Dallas Police Watched Body Cam Footage of Jason Harrison Shooting Before Giving Statements
David Harrison, above, is suing the city of Dallas over the death of his brother, Jason.
David Harrison is still waiting to see the footage of Dallas Police Department officers killing his brother. The June shooting death of Jason Harrison, the subject of last week's cover story by Sky Chadde, was the first fatal DPD shooting ever captured on the department's new body camera technology, but police say they can't release the video until after the grand jury proceedings.
While David Harrison says that his mentally ill brother was never a violent person, the DPD says otherwise -- the officers who responded to a 911 call from Jason's mother say that he aggressively came at them with a screwdriver that day, giving them little choice but to shoot.
Dallas Police Chief David Brown said he already viewed the body camera footage and that it lines up with the police officers' stories. "We've released specific information about what the officers did, what your loved one did," Brown told Harrison during a September town hall meeting that Chadde reported on. "And we've recounted that the video does corroborate the information that the officers said happened and the information that other witnesses said happened."
But an important fact wasn't mentioned by Brown when he stated that the officers' statements were "corroborated" by the video: The officers were apparently allowed to watch the body cam videos before giving their statements that were corroborated by it, making the chance of the stories lining up become awfully easy. Harrison says he learned this from DPD officers filling him in on the investigation. "Of course he [Chief Brown] left out that before they gave the statement they got to look at it," Harrison told Unfair Park last week.
Asked whether it's true that the officers who shot Jason Harrison got to view the video before giving their statements, a DPD media officer sent over a copy of what they described as "our general orders related to an officer's right to view video evidence prior to giving a statement." The orders similarly state that officers who injure or kill another person on the job are allowed to view any "video evidence" prior to giving an interview.
It's not news that DPD officers involved in shootings get plenty of time and access to evidence before they have to talk. The Dallas Morning News reported over a year ago, in November 2013, that Chief Brown had "quietly changed" the investigative procedure to allow officers to watch any available video of a shooting before they give a statement.

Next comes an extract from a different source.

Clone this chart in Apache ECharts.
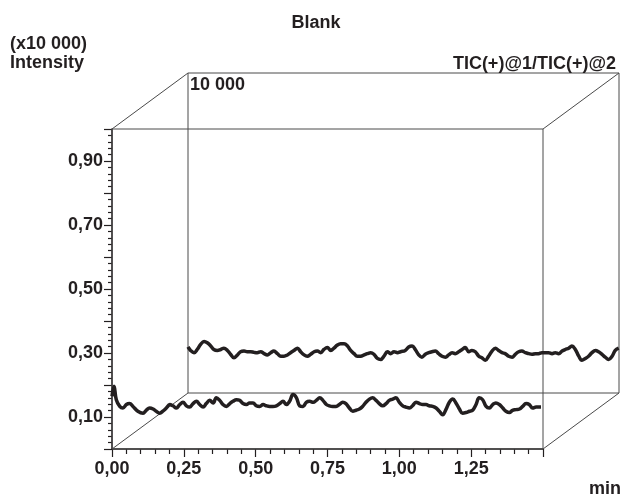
<!DOCTYPE html>
<html>
<head>
<meta charset="utf-8">
<script src="https://cdn.jsdelivr.net/npm/echarts@6/dist/echarts.min.js"></script>
<style>
html,body{margin:0;padding:0;background:#fff;}
#c{width:623px;height:499px;}
</style>
</head>
<body>
<div id="c"></div>
<script>
// ---- data (time in min, intensity in x10 000) ----
var xTicks = [0, 0.25, 0.5, 0.75, 1.0, 1.25];
var yTickLabels = [0.1, 0.3, 0.5, 0.7, 0.9];

var tic1Time = [0.000,0.007,0.015,0.027,0.038,0.050,0.061,0.073,0.090,0.108,0.119,0.131,0.143,0.154,0.166,0.177,0.189,0.201,0.212,0.224,0.236,0.247,0.259,0.270,0.282,0.294,0.305,0.317,0.328,0.340,0.352,0.363,0.375,0.386,0.398,0.410,0.421,0.433,0.444,0.456,0.468,0.479,0.491,0.502,0.514,0.526,0.537,0.549,0.560,0.572,0.584,0.595,0.607,0.618,0.630,0.642,0.653,0.665,0.676,0.688,0.700,0.711,0.723,0.734,0.746,
0.756,0.768,0.780,0.791,0.803,0.814,0.826,0.838,0.849,0.861,0.872,0.884,0.896,0.907,0.919,0.930,0.942,0.954,0.965,0.977,0.988,1.000,1.012,1.023,1.035,1.046,1.058,1.070,1.081,1.093,1.104,1.116,1.128,1.139,1.151,1.162,1.174,1.186,1.197,1.209,1.220,1.232,1.244,1.255,1.267,1.278,1.290,1.302,1.313,1.325,1.336,1.348,1.360,1.371,1.383,1.394,1.406,1.418,1.429,1.441,1.452,1.464,1.476,1.493];
var tic1Value = [0.165,0.196,0.154,0.133,0.128,0.139,0.142,0.133,0.118,0.112,0.121,0.128,0.125,0.118,0.112,0.118,0.128,0.139,0.135,0.128,0.139,0.146,0.135,0.131,0.142,0.149,0.139,0.131,0.142,0.152,0.144,0.160,0.152,0.139,0.133,0.142,0.149,0.154,0.152,0.142,0.139,0.144,0.144,0.135,0.133,0.139,0.135,0.133,0.133,0.135,0.142,0.149,0.139,0.149,0.170,0.160,0.135,0.133,0.146,0.149,0.146,0.152,0.160,0.152,0.139,
0.135,0.133,0.133,0.139,0.146,0.142,0.128,0.118,0.121,0.125,0.133,0.146,0.156,0.160,0.152,0.142,0.135,0.142,0.152,0.156,0.160,0.146,0.135,0.131,0.128,0.135,0.146,0.142,0.139,0.139,0.135,0.133,0.128,0.118,0.107,0.123,0.146,0.156,0.144,0.125,0.112,0.114,0.118,0.121,0.139,0.160,0.154,0.133,0.128,0.139,0.144,0.139,0.128,0.118,0.114,0.121,0.123,0.125,0.133,0.142,0.139,0.128,0.131,0.131];

var tic2Time = [0.000,0.009,0.021,0.032,0.044,0.056,0.067,0.079,0.090,0.102,0.114,0.125,0.137,0.148,0.160,0.172,0.183,0.195,0.206,0.218,0.230,0.241,0.253,0.265,0.276,0.288,0.299,0.311,0.323,0.334,0.346,0.357,0.369,0.381,0.392,0.404,0.415,0.427,0.439,0.450,0.462,0.473,0.485,0.497,0.508,0.520,0.531,0.543,0.555,0.566,0.578,0.589,0.601,0.613,0.624,0.636,0.647,0.659,0.671,0.682,0.694,0.705,0.717,0.729,0.740,
0.756,0.768,0.780,0.791,0.803,0.814,0.826,0.838,0.849,0.861,0.872,0.884,0.896,0.907,0.919,0.930,0.942,0.954,0.965,0.977,0.988,1.000,1.012,1.023,1.035,1.046,1.058,1.070,1.081,1.093,1.104,1.116,1.128,1.139,1.151,1.162,1.174,1.186,1.197,1.209,1.220,1.232,1.244,1.255,1.267,1.278,1.290,1.302,1.313,1.325,1.336,1.348,1.360,1.371,1.383,1.394,1.406,1.418,1.429,1.441,1.452,1.464,1.476,1.487,1.499];
var tic2Value = [0.144,0.133,0.126,0.136,0.152,0.161,0.157,0.147,0.136,0.133,0.136,0.140,0.133,0.121,0.110,0.119,0.129,0.131,0.129,0.129,0.127,0.126,0.129,0.123,0.119,0.126,0.131,0.123,0.115,0.115,0.119,0.126,0.133,0.140,0.129,0.119,0.115,0.121,0.129,0.131,0.126,0.136,0.142,0.133,0.140,0.150,0.154,0.154,0.147,0.133,0.123,0.115,0.115,0.119,0.123,0.126,0.121,0.108,0.105,0.115,0.129,0.123,0.129,0.126,0.129,
0.133,0.144,0.147,0.136,0.119,0.112,0.121,0.126,0.129,0.131,0.123,0.115,0.112,0.119,0.126,0.123,0.129,0.136,0.142,0.129,0.133,0.129,0.115,0.110,0.102,0.115,0.131,0.140,0.133,0.126,0.123,0.115,0.112,0.121,0.129,0.131,0.126,0.123,0.121,0.123,0.123,0.126,0.126,0.126,0.123,0.126,0.123,0.131,0.136,0.140,0.147,0.136,0.115,0.102,0.108,0.115,0.126,0.133,0.129,0.121,0.112,0.105,0.115,0.133,0.140];

function pairs(t, v){ var out=[]; for (var i=0;i<t.length;i++) out.push([t[i], v[i]]); return out; }

// ---- layout ----
var FONT = "'Liberation Sans', Arial, sans-serif";
var FS = 18;
var front = {left:112, top:129, width:431, height:320};
var dx = 76, dy = -56;
var back = {left:front.left+dx, top:front.top+dy, width:front.width, height:front.height};
var boxColor = '#4a4a4a';
var ink = '#231f20';

function fmt(v){ return v.toFixed(2).replace('.', ','); }

var chart = echarts.init(document.getElementById('c'), null, {renderer:'canvas'});

var txt = {fontFamily: FONT, fontWeight:'bold', fontSize:FS, fill: ink};
function T(x, y, s, align){
  return {type:'text', x:x, y:y, z:10, style: Object.assign({}, txt, {text:s, textAlign:align||'left', textVerticalAlign:'middle'})};
}
function L(x1,y1,x2,y2){
  return {type:'line', z:1, shape:{x1:x1,y1:y1,x2:x2,y2:y2}, style:{stroke:boxColor, lineWidth:1}};
}
var fR = front.left+front.width, fB = front.top+front.height;
var bR = back.left+back.width, bB = back.top+back.height;

chart.setOption({
  animation:false,
  backgroundColor:'#fff',
  grid:[
    {left:front.left, top:front.top, width:front.width, height:front.height, show:true, borderColor:boxColor, borderWidth:1, z:1},
    {left:back.left, top:back.top, width:back.width, height:back.height, show:true, borderColor:boxColor, borderWidth:1, z:1}
  ],
  xAxis:[
    {type:'value', gridIndex:0, min:0, max:1.5, interval:0.25,
     axisLine:{show:true, lineStyle:{color:ink, width:1.5}},
     axisTick:{show:true, length:8, lineStyle:{color:ink, width:1.2}},
     minorTick:{show:true, splitNumber:5, length:5, lineStyle:{color:ink, width:1.2}},
     splitLine:{show:false},
     axisLabel:{margin:11, fontFamily:FONT, fontWeight:'bold', fontSize:FS, color:ink, showMaxLabel:false,
       formatter:function(v){ return xTicks.indexOf(+v.toFixed(2))>=0 ? fmt(v) : ''; }}
    },
    {type:'value', gridIndex:1, min:0, max:1.5, show:false}
  ],
  yAxis:[
    {type:'value', gridIndex:0, min:0, max:1, interval:0.1,
     axisLine:{show:true, lineStyle:{color:ink, width:1.5}},
     axisTick:{show:true, length:8, lineStyle:{color:ink, width:1.2}},
     minorTick:{show:true, splitNumber:5, length:4, lineStyle:{color:ink, width:1.2}},
     splitLine:{show:false},
     axisLabel:{margin:9, fontFamily:FONT, fontWeight:'bold', fontSize:FS, color:ink,
       formatter:function(v){ return yTickLabels.indexOf(+v.toFixed(2))>=0 ? fmt(v) : ''; }}
    },
    {type:'value', gridIndex:1, min:0, max:1, show:false}
  ],
  series:[
    {name:'TIC(+)@1', type:'line', xAxisIndex:0, yAxisIndex:0, data:pairs(tic1Time, tic1Value),
     showSymbol:false, smooth:0.4, lineStyle:{color:ink, width:3.5}, z:5},
    {name:'TIC(+)@2', type:'line', xAxisIndex:1, yAxisIndex:1, data:pairs(tic2Time, tic2Value),
     showSymbol:false, smooth:0.4, lineStyle:{color:ink, width:3.5}, z:5}
  ],
  graphic:[
    L(front.left, front.top, back.left, back.top),
    L(fR, front.top, bR, back.top),
    L(front.left, fB, back.left, bB),
    L(fR, fB, bR, bB),
    T(316, 23, 'Blank', 'center'),
    T(10, 44, '(x10 000)'),
    T(10, 63, 'Intensity'),
    T(616, 64, 'TIC(+)@1/TIC(+)@2', 'right'),
    T(190, 85, '10 000'),
    T(589, 489, 'min')
  ]
});
</script>
</body>
</html>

That policy only addresses "video evidence," not body camera footage specifically. David Harrison said he was surprised when the investigators told him that the officers would get to view their own body camera footage prior to giving statements about the shooting. He pointed out that it's the opposite of how investigations are done on crime shows like The First 48. "They ask them the questions first, and then they show them they have the video so they can prove the inconsistency," he says.